Stand Your Ground (2007)
Review by Sandy Cameron
Stand Your Ground
Carnegie Community Centre Newsletter – Vancouver, BC
August 1, 2007
"Stand Your Ground" was a dance performance of the Carnegie/Firehall Community Project. In one part of the performance I saw Ricky standing in the centre of a circle of dancers in the Carnegie gym. He stood with enormous dignity, solid as a mountain. He was standing his ground as his people have stood their ground, and will continue to stand their ground, until justice is done. Standing our ground was a major theme of the dance, and it was created in the dialogue between Karen Jamie-son and the participants of Dance 101, an ongoing dance workshop at the Carnegie Community Centre.
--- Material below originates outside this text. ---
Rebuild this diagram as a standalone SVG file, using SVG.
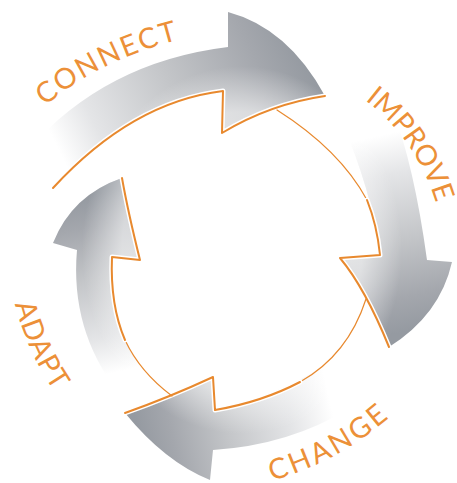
<svg xmlns="http://www.w3.org/2000/svg" width="457" height="483" viewBox="0 0 457 483">
<defs>
<linearGradient id="gConnect" gradientUnits="userSpaceOnUse" x1="40" y1="178" x2="300" y2="50">
<stop offset="0" stop-color="#ffffff"/>
<stop offset="0.1" stop-color="#ffffff"/>
<stop offset="0.25" stop-color="#e4e5e7"/>
<stop offset="0.55" stop-color="#c3c5c8"/>
<stop offset="0.85" stop-color="#a4a7ad"/>
<stop offset="1" stop-color="#959aa1"/>
</linearGradient>
<linearGradient id="gImprove" gradientUnits="userSpaceOnUse" x1="362" y1="112" x2="412" y2="330">
<stop offset="0" stop-color="#ffffff"/>
<stop offset="0.12" stop-color="#ffffff"/>
<stop offset="0.3" stop-color="#e4e5e7"/>
<stop offset="0.6" stop-color="#c3c5c8"/>
<stop offset="0.85" stop-color="#a4a7ad"/>
<stop offset="1" stop-color="#959aa1"/>
</linearGradient>
<linearGradient id="gChange" gradientUnits="userSpaceOnUse" x1="350" y1="392" x2="140" y2="440">
<stop offset="0" stop-color="#ffffff"/>
<stop offset="0.1" stop-color="#ffffff"/>
<stop offset="0.3" stop-color="#e4e5e7"/>
<stop offset="0.6" stop-color="#c3c5c8"/>
<stop offset="0.85" stop-color="#a4a7ad"/>
<stop offset="1" stop-color="#959aa1"/>
</linearGradient>
<linearGradient id="gAdapt" gradientUnits="userSpaceOnUse" x1="138" y1="392" x2="92" y2="195">
<stop offset="0" stop-color="#ffffff"/>
<stop offset="0.12" stop-color="#ffffff"/>
<stop offset="0.3" stop-color="#e4e5e7"/>
<stop offset="0.6" stop-color="#c3c5c8"/>
<stop offset="0.85" stop-color="#a4a7ad"/>
<stop offset="1" stop-color="#959aa1"/>
</linearGradient>
<radialGradient id="shade" gradientUnits="userSpaceOnUse" cx="242" cy="250" r="200" gradientTransform="translate(242 250) scale(1 1.15) translate(-242 -250)">
<stop offset="0.6" stop-color="#ffffff" stop-opacity="0.55"/>
<stop offset="0.8" stop-color="#ffffff" stop-opacity="0"/>
</radialGradient>
<path id="tpConnect" d="M 45 106 Q 100 60 178 40 L 197 35"/>
<path id="tpImprove" d="M 365 100 Q 417 140 436 203 L 442 222"/>
<path id="tpChange" d="M 272 481 Q 338 462 390 417 L 405 404"/>
<path id="tpAdapt" d="M 15 304 Q 27 351 54 391 L 65 408"/>
</defs>
<style>
.halo{fill:none;stroke:#ffffff;stroke-width:5;stroke-linejoin:round;stroke-linecap:round}
.line{fill:none;stroke:#e8892e;stroke-width:2;stroke-linejoin:round;stroke-linecap:round}
.thin{fill:none;stroke:#e8892e;stroke-width:1.2;stroke-linecap:round}
.label{font-family:Lato,"Liberation Sans",sans-serif;font-weight:400;font-size:28.5px;fill:#ec9038}
.shade{fill:url(#shade)}
</style>
<rect width="457" height="483" fill="#ffffff"/>

<g id="connect">
<path d="M 28 150 Q 105 62 228 47 L 228 12 Q 288 28 325 96 Q 270 104 222 133 L 223 91 Q 130 100 48 196 Z" fill="url(#gConnect)"/>
<path class="shade" d="M 28 150 Q 105 62 228 47 L 228 12 Q 288 28 325 96 Q 270 104 222 133 L 223 91 Q 130 100 48 196 Z"/>
<text class="label"><textPath href="#tpConnect" textLength="150" lengthAdjust="spacing">CONNECT</textPath></text>
</g>

<g id="improve">
<path d="M 340 118 L 392 108 Q 414 165 427 260 L 452 262 Q 440 315 389 347 Q 365 288 340 258 L 380 255 Q 372 190 340 118 Z" fill="url(#gImprove)"/>
<path class="shade" d="M 340 118 L 392 108 Q 414 165 427 260 L 452 262 Q 440 315 389 347 Q 365 288 340 258 L 380 255 Q 372 190 340 118 Z"/>
<text class="label"><textPath href="#tpImprove" textLength="127" lengthAdjust="spacing">IMPROVE</textPath></text>
</g>

<g id="change">
<path d="M 213 450 Q 290 445 350 408 L 343 350 Q 300 390 215 410 L 213 377 Q 170 397 125 413 Q 165 462 210 480 Z" fill="url(#gChange)"/>
<path class="shade" d="M 213 450 Q 290 445 350 408 L 343 350 Q 300 390 215 410 L 213 377 Q 170 397 125 413 Q 165 462 210 480 Z"/>
<text class="label"><textPath href="#tpChange" textLength="134" lengthAdjust="spacing">CHANGE</textPath></text>
</g>

<g id="adapt">
<path d="M 77 250 Q 70 330 118 392 L 150 378 Q 105 325 112 257 L 140 260 Q 128 212 122 178 Q 72 195 53 243 Z" fill="url(#gAdapt)"/>
<path class="shade" d="M 77 250 Q 70 330 118 392 L 150 378 Q 105 325 112 257 L 140 260 Q 128 212 122 178 Q 72 195 53 243 Z"/>
<text class="label"><textPath href="#tpAdapt" textLength="96" lengthAdjust="spacing">ADAPT</textPath></text>
</g>

<g id="connectors">
<path class="halo" d="M 53 188 Q 132 102 223 91 L 222 133 Q 270 104 325 96"/>
<path class="line" d="M 53 188 Q 132 102 223 91 L 222 133 Q 270 104 325 96"/>
<path class="thin" d="M 277 110 Q 340 150 367 200"/>
<path class="halo" d="M 367 200 Q 377 225 380 255 L 340 258 Q 365 288 389 347"/>
<path class="line" d="M 367 200 Q 377 225 380 255 L 340 258 Q 365 288 389 347"/>
<path class="thin" d="M 366 299 Q 348 355 300 382"/>
<path class="halo" d="M 300 382 Q 262 402 215 410 L 213 377 Q 170 397 125 413"/>
<path class="line" d="M 300 382 Q 262 402 215 410 L 213 377 Q 170 397 125 413"/>
<path class="thin" d="M 172 396 Q 140 372 125 340"/>
<path class="halo" d="M 125 340 Q 110 305 112 257 L 140 260 Q 128 212 122 178"/>
<path class="line" d="M 125 340 Q 110 305 112 257 L 140 260 Q 128 212 122 178"/>
</g>
</svg>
We know about standing our ground in the Downtown Eastside.
The dance performance that I saw started in the courtyard of the Firehall Arts Centre at 5:00 p.m. on July 9th, 2007. The sun shone warmly in the courtyard. Peace was there, and mindfulness. About twenty people made up the audience. You couldn't have more than that because the audience had to move to different places in the Downtown Eastside. Stephen opened the event by acknowledging that we were on First Nations land. He called for a minute of silence to remember those who have gone before us. So do the dead open the gate of mindfulness. Stephen then gave a prayer of gratitude. He told us the dance would celebrate the spirit of place and the many cultural traditions of the community. This particular event would be a celebration of our community, the Downtown Eastside, because this is where we are, this is where we live, and the places the dance visits - First United Church, Hastings Street vendors, Ovaltine Cafe, the Listening Post, the Aboriginal Front Door, and the Carnegie Community Centre - are all places in the Downtown Eastside. As Bruce Eriksen has said, "The people who live here, they call it the Downtown Eastside."
In spite of all the vicious, ignorant, name-calling by the media, and the threat of unrestrained gentrification that pushes people out of their community, this dance performance celebrates the spirit of place - the proud, caring, multicultural, low income community of the Downtown Eastside. And we will stand our ground.
At the Firehall Theatre the members of the audience sat on chairs facing the stage in the courtyard. After a powerfully evocative song by a performer in the First Nations tradition, the large iron gate behind us swung open and dancers came toward us, silent and mysterious, like spirits from the underworld, in dreamtime, dressed in the multicultural costumes of dreamtime. They came like ghosts and walked among us, muttering short messages about journey, both inner and outer. We entered dreamtime with them and moved with them out of the courtyard and onto the street. As we journeyed from place to place, the spirits sang children's songs, danced and brought joy to streets that have seen too much pain. As I watched the dancers, and the musicians who accompanied them, in dreamtime, in sacred space, that is in space that is saturated with being, I recalled words by T.S. Eliot in Four Quartets, \
"At the still point of the turning world.... Where past and future are gathered....Except for the point, the still point, there would be no dance, and there is only the dance."
While creating this beautiful performance the dancers have stood firm on their own ground. This event was a first draft of a dance performance drawn from a three year dance project led by Karen Jamieson which engaged residents of the Downtown Eastside in the process of dance creation. The culminating performance of this project will take place in July, 2008. The dancers, therefore, have been working with Karen Jamieson for two years, and they have one more year to go. They, and the musicians who accompanied them, have created a caring community of their own, and we in the audience could feel the strength and joy of it. It was fun to be part of this positive energy, and to hear the words of the children's song, "If you go down to the woods today, you're sure of a big surprise." And the surprise is life more abundant - beautiful, caring life, and we in the Downtown Eastside, although we know a lot about pain and sorrow, can show the rest of Vancouver the beauty and caring that is here in Vancouver's oldest community with its long history of struggle for dignity and human rights. Thank you to all the people who created the dance performance called "STAND YOUR GROUND."